The first area that I thought was very compelling, visually and emotionally, was the extravagant room of Lyda Craig.  Looking immediately to the right of the room, you notice a portrait done in pastel on paper.  This is her "Self-Portrait (in studio) (1997)" and it is of striking resemblance of many old portraiture paintings.  Medium shot, very classic composition.  There also exists beautiful crosshatching and flourishes that add to the overall gesture and background of the piece.  Then you move down the wall and find the sketchbook of sketchbooks.  This delicate book is riddled with tribal renderings and spot on figures, reminiscent of all those old masters (and in this I mean people like Da Vinci, Michalangelo, to Durrer and such).  Just take a look at these pages to the left.  They are obviously done with live models, possibly because such is the way it needs to be done to get that absolute true motion and feel of another person in a drawing.  These sketches are so beautifully paired to the portrait and other paintings and such that riddle the room.  Such as Raphael had hundreds of studies of body and figure before embarking on his School of Athens, Lyda displays her studies of her concepts that you can find in her paintings and portrait work.  This brown sketchbook is FULL of portrait work, studies, paintings of landscape, colored pencil experiments in color, and pencil renderings of what appear to be tiny trinkets.  All in all i spent most of the time in this room and truth be told I was probably most concerned about this room and particularly these works.  Also I thoroughly enjoyed the diptych like portrait paintings of the grandparents and the studies that accompanied them.

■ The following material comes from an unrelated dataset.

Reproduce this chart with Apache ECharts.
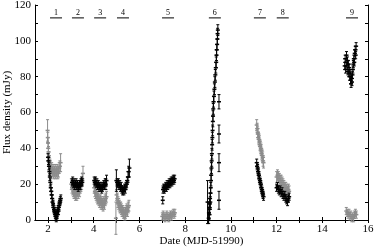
<!DOCTYPE html>
<html><head><meta charset="utf-8">
<script src="https://cdn.jsdelivr.net/npm/echarts@6/dist/echarts.min.js"></script>
<style>html,body{margin:0;padding:0;background:#fff}#c{width:374px;height:248px}</style>
</head><body><div id="c"></div>
<script>
// epoch labels
const epochLabels = ['1','2','3','4','5','6','7','8','9'];
const epochX = [2.35, 3.31, 4.28, 5.28, 7.25, 9.30, 11.27, 12.27, 15.30];
const xLabelValues = [2,4,6,8,10,12,14,16];
const xTickValues = [2,3,4,5,6,7,8,9,10,11,12,13,14,15,16];

// [date, flux, error] — black series
const black1 = [[2.00,35,2],[2.02,33,2],[2.04,30,2],[2.06,27,2],[2.08,24,2],[2.10,21,2],[2.12,18,2],[2.14,16,2],[2.16,14,2],[2.18,12,2],[2.20,10,2],[2.22,9,2],[2.24,7,2],[2.26,6,2],[2.28,5,2],[2.30,4,2],[2.32,3,2],[2.34,2,2],[2.36,1,2],[2.38,2,2],[2.40,3,2],[2.42,5,2],[2.44,6,2],[2.46,5,2],[2.48,8,2],[2.50,9,2],[2.52,10,2],[2.54,11,2],[2.56,12,2]];
const black2 = [[3.05,21,2],[3.08,22,2],[3.11,20,2],[3.14,21,2],[3.17,19,2],[3.20,20,2],[3.23,21,2],[3.26,19,2],[3.29,20,2],[3.32,18,2],[3.35,19,2],[3.38,20,2],[3.41,19,2],[3.44,21,2],[3.47,22,2],[3.50,21,2]];
const black3 = [[4.02,22,2],[4.05,21,2],[4.08,22,2],[4.11,20,2],[4.14,21,2],[4.17,19,2],[4.20,20,2],[4.23,18,2],[4.26,19,2],[4.29,18,2],[4.32,19,2],[4.35,17,2],[4.38,18,2],[4.41,19,2],[4.44,20,2],[4.47,19,2],[4.50,21,2],[4.53,20,3],[4.56,22,3]];
const black4 = [[4.99,22,6],[5.02,21,2],[5.05,20,2],[5.08,21,2],[5.11,19,2],[5.14,20,2],[5.17,18,2],[5.20,19,2],[5.23,17,2],[5.26,16,2],[5.29,17,2],[5.32,16,2],[5.35,18,2],[5.38,17,2],[5.41,19,2],[5.44,20,2],[5.47,22,2],[5.50,24,3],[5.53,27,3],[5.56,29,5]];
const black5 = [[7.02,11,2],[7.03,17,2],[7.06,18,2],[7.09,17,2],[7.12,18,2],[7.15,19,2],[7.18,18,2],[7.21,20,2],[7.24,19,2],[7.27,20,2],[7.30,21,2],[7.33,20,2],[7.36,21,2],[7.39,22,2],[7.42,21,2],[7.45,22,2],[7.48,23,2],[7.51,22,2],[7.54,23,2]];
const black6 = [[8.98,10,12],[9.03,1,3],[9.04,4,3],[9.05,7,3],[9.06,3,3],[9.07,9,3],[9.08,6,3],[9.09,12,3],[9.10,10,3],[9.11,15,3],[9.12,18,3],[9.13,22,3],[9.14,25,3],[9.15,29,3],[9.16,33,3],[9.17,37,3],[9.18,42,3],[9.19,46,3],[9.20,50,3],[9.21,55,3],[9.22,58,3],[9.23,62,3],[9.24,66,3],[9.26,69,3],[9.28,73,3],[9.30,77,3],[9.32,81,3],[9.34,85,3],[9.36,88,3],[9.37,92,3],[9.38,95,3],[9.40,98,3],[9.41,101,3],[9.42,104,3],[9.43,106,3],[9.48,66,4],[9.48,48,5],[9.48,32,5],[9.48,11,5]];
const black7 = [[11.13,32,2],[11.15,30,2],[11.17,29,2],[11.19,27,2],[11.21,26,2],[11.23,25,2],[11.25,23,2],[11.27,22,2],[11.29,21,2],[11.31,20,2],[11.33,18,2],[11.35,17,2],[11.37,16,2],[11.39,15,2],[11.41,14,2],[11.43,13,2]];
const black8 = [[12.00,18,2],[12.04,19,2],[12.08,17,2],[12.12,16,2],[12.16,17,2],[12.20,15,2],[12.24,16,2],[12.28,14,2],[12.32,13,2],[12.36,14,2],[12.40,12,2],[12.44,11,2],[12.48,10,2],[12.52,12,2],[12.55,13,2]];
const black9 = [[14.98,86,2],[15.00,90,2],[15.02,84,2],[15.04,88,2],[15.06,92,2],[15.08,86,2],[15.10,89,2],[15.12,83,2],[15.14,87,2],[15.16,82,2],[15.18,85,2],[15.20,80,2],[15.22,82,2],[15.24,78,2],[15.26,76,2],[15.28,79,2],[15.30,77,2],[15.32,81,2],[15.34,84,2],[15.36,87,2],[15.38,90,2],[15.40,88,2],[15.42,93,2],[15.44,95,2],[15.46,92,2],[15.48,97,2]];

// [date, flux, error] — grey series
const grey1 = [[1.98,50,6],[1.99,46,3],[2.00,43,3],[2.01,40,3],[2.02,38,3],[2.04,35,3],[2.06,33,3],[2.08,31,3],[2.10,30,3],[2.13,28,3],[2.16,29,3],[2.19,27,3],[2.22,28,3],[2.25,26,3],[2.28,27,3],[2.31,28,3],[2.34,26,3],[2.37,27,3],[2.40,28,3],[2.43,26,3],[2.46,27,3],[2.49,29,3],[2.52,30,3],[2.55,32,5]];
const grey2 = [[3.02,20,3],[3.05,18,3],[3.08,17,3],[3.11,16,3],[3.14,15,3],[3.17,15,3],[3.20,14,3],[3.23,15,3],[3.26,14,3],[3.29,16,3],[3.32,15,3],[3.35,17,3],[3.38,16,3],[3.41,18,3],[3.44,19,3],[3.47,20,3],[3.50,23,3],[3.53,26,4]];
const grey3 = [[4.02,18,3],[4.05,16,3],[4.08,15,3],[4.11,14,3],[4.14,13,3],[4.17,12,3],[4.20,12,3],[4.23,11,3],[4.26,10,3],[4.29,11,3],[4.32,9,3],[4.35,10,3],[4.38,9,3],[4.41,8,3],[4.44,10,3],[4.47,9,3],[4.50,11,3],[4.53,12,3],[4.56,13,3]];
const grey4 = [[4.97,1,9],[5.00,14,3],[5.03,12,3],[5.06,10,3],[5.09,9,3],[5.12,8,3],[5.15,7,3],[5.18,7,3],[5.21,6,3],[5.24,5,3],[5.27,5,3],[5.30,4,3],[5.33,4,3],[5.36,3,3],[5.39,4,3],[5.42,5,3],[5.45,6,3],[5.48,5,3],[5.51,7,3],[5.54,8,3]];
const grey5 = [[7.00,2,2],[7.04,3,2],[7.08,2,2],[7.12,1,2],[7.16,2,2],[7.20,3,2],[7.24,2,2],[7.28,1,2],[7.32,2,2],[7.36,3,2],[7.40,2,2],[7.44,3,2],[7.48,4,2],[7.52,3,2],[7.55,4,2]];
const grey7 = [[11.13,53,3],[11.15,51,3],[11.17,49,3],[11.19,48,3],[11.21,46,3],[11.23,45,3],[11.25,44,3],[11.27,42,3],[11.29,41,3],[11.31,40,3],[11.33,39,3],[11.35,37,3],[11.37,36,3],[11.39,35,3],[11.41,33,3],[11.43,32,3]];
const grey8 = [[12.00,24,3],[12.04,25,3],[12.08,24,3],[12.12,23,3],[12.16,22,3],[12.20,22,3],[12.24,21,3],[12.28,20,3],[12.32,19,3],[12.36,18,3],[12.40,18,3],[12.44,17,3],[12.48,16,3],[12.52,17,3],[12.55,16,3]];
const grey9 = [[15.05,5,2],[15.09,4,2],[15.13,3,2],[15.17,4,2],[15.21,2,2],[15.25,3,2],[15.29,1,2],[15.33,2,2],[15.37,1,2],[15.41,3,2],[15.45,4,2],[15.49,3,2]];

const blackAll = [].concat(black1,black2,black3,black4,black5,black6,black7,black8,black9);
const greyAll = [].concat(grey1,grey2,grey3,grey4,grey5,grey7,grey8,grey9);

const FONT = '"Liberation Serif", "DejaVu Serif", serif';

function errRender(params, api) {
  const x = api.value(0), y = api.value(1), e = api.value(2);
  const c = api.coord([x, y]);
  const t = api.coord([x, y + e]);
  const b = api.coord([x, y - e]);
  const color = api.visual('color');
  const st = {stroke: color, lineWidth: 1};
  return {type: 'group', children: [
    {type: 'line', shape: {x1: c[0], y1: t[1], x2: c[0], y2: b[1]}, style: st},
    {type: 'line', shape: {x1: c[0]-1.5, y1: t[1], x2: c[0]+1.5, y2: t[1]}, style: st},
    {type: 'line', shape: {x1: c[0]-1.5, y1: b[1], x2: c[0]+1.5, y2: b[1]}, style: st},
    {type: 'line', shape: {x1: c[0]-2, y1: c[1], x2: c[0]+2, y2: c[1]}, style: {stroke: color, lineWidth: 1.5}}
  ]};
}

function epochRender(params, api) {
  const x = api.value(0);
  const p = api.coord([x, 112.8]);
  return {type: 'group', children: [
    {type: 'line', shape: {x1: p[0]-6, y1: p[1], x2: p[0]+6, y2: p[1]}, style: {stroke: '#000', lineWidth: 1}},
    {type: 'text', x: p[0], y: p[1]-1, style: {text: epochLabels[params.dataIndex], font: '8px ' + FONT, fill: '#000', align: 'center', verticalAlign: 'bottom'}}
  ]};
}

const axisLine = {show: true, lineStyle: {color: '#000', width: 1}};
const chart = echarts.init(document.getElementById('c'), null, {renderer: 'canvas'});
chart.setOption({
  animation: false,
  backgroundColor: '#fff',
  grid: {left: 35, right: 6, top: 5, bottom: 28, containLabel: false, outerBoundsMode: 'none'},
  xAxis: [
    {type: 'value', min: 1.43, max: 16, position: 'bottom',
     name: 'Date (MJD-51990)', nameLocation: 'middle', nameGap: 16, nameMoveOverlap: false,
     nameTextStyle: {fontFamily: FONT, fontSize: 11, color: '#000', verticalAlign: 'top'},
     axisLine: axisLine, splitLine: {show: false},
     axisTick: {show: true, inside: true, length: 3, customValues: xTickValues, lineStyle: {color: '#000'}},
     axisLabel: {customValues: xLabelValues, fontFamily: FONT, fontSize: 11, color: '#000', margin: 4}},
    {type: 'value', min: 1.43, max: 16, position: 'top',
     axisLine: axisLine, splitLine: {show: false},
     axisTick: {show: true, inside: true, length: 3, customValues: xTickValues, lineStyle: {color: '#000'}},
     axisLabel: {show: false}}
  ],
  yAxis: [
    {type: 'value', min: 0, max: 120, interval: 10, position: 'left',
     name: 'Flux density (mJy)', nameLocation: 'middle', nameGap: 22, nameMoveOverlap: false,
     nameTextStyle: {fontFamily: FONT, fontSize: 11, color: '#000'},
     axisLine: axisLine, splitLine: {show: false},
     axisTick: {show: true, inside: true, length: 3, lineStyle: {color: '#000'}},
     axisLabel: {fontFamily: FONT, fontSize: 11, color: '#000', margin: 4,
       formatter: v => (v % 20 === 0 ? String(v) : '')}},
    {type: 'value', min: 0, max: 120, interval: 10, position: 'right',
     axisLine: axisLine, splitLine: {show: false},
     axisTick: {show: true, inside: true, length: 3, lineStyle: {color: '#000'}},
     axisLabel: {show: false}}
  ],
  series: [
    {type: 'custom', name: 'grey', clip: false, xAxisIndex: 0, yAxisIndex: 0,
     itemStyle: {color: '#8c8c8c'}, renderItem: errRender, data: greyAll, z: 2},
    {type: 'custom', name: 'black', clip: false, xAxisIndex: 0, yAxisIndex: 0,
     itemStyle: {color: '#000'}, renderItem: errRender, data: blackAll, z: 3},
    {type: 'custom', name: 'epochs', clip: false, xAxisIndex: 0, yAxisIndex: 0,
     renderItem: epochRender, data: epochX.map(v => [v]), z: 4}
  ]
});
</script>
</body></html>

The next area that i became fond of in my trek about the rooms was the New Grey by Shane Whilden.  this digital print provides an interesting landscape executed in a very futuristic like vision.  It is broken into small strips of color that blend together to appear maroon or reddish from afar.  The Lanscape (looking very much like 2001's stargate landscape sequence) is broken into about three planes that recede into red, but the interesting thing is all levels of the landscape appear to include the same colors, just in variation.  The landscape, painted like quality of this photograph is quite daunting and possibly and homage to old western landscape paintings.
This piece i feel could be paired with the sculpture by Patrick- Strezelec Syn in 2010.  This cast aluminum, limestone, stainless steel peice is obnoxious and green and might compliment the reddish of the landscape.  Although that might take away from its wonderful placement i the gallery.  Also I might have not been able to sit next to it whils we spoke in their and thusly i might not like it at much as i do.  Sitting around it I envisioned multiple layers and pedestals that could could be stood upon, like an Escher drawing, or one of the Inception movie posters.  The peice had an overall circular shape, yet seemed to defy gravity at points with its leaning and balancing act.  I found these futuristic pieces very science fiction like and interesting on the whole and also i thought that they gave a good balance to the classical work that much of the show displayed.
This show, in my opinion, was an excellent way to reintroduce us to the gallery.  The set up was classy, the art was grand, and there was a lot of things fot us to choose from.  Many works like the Insulate work, the paintings that stood upright, Rapheal's work and its awkward placement, and even the text font placement of the show title worked to the advantage of the show and really made the show a top notch display of the talent that the artists involved hold.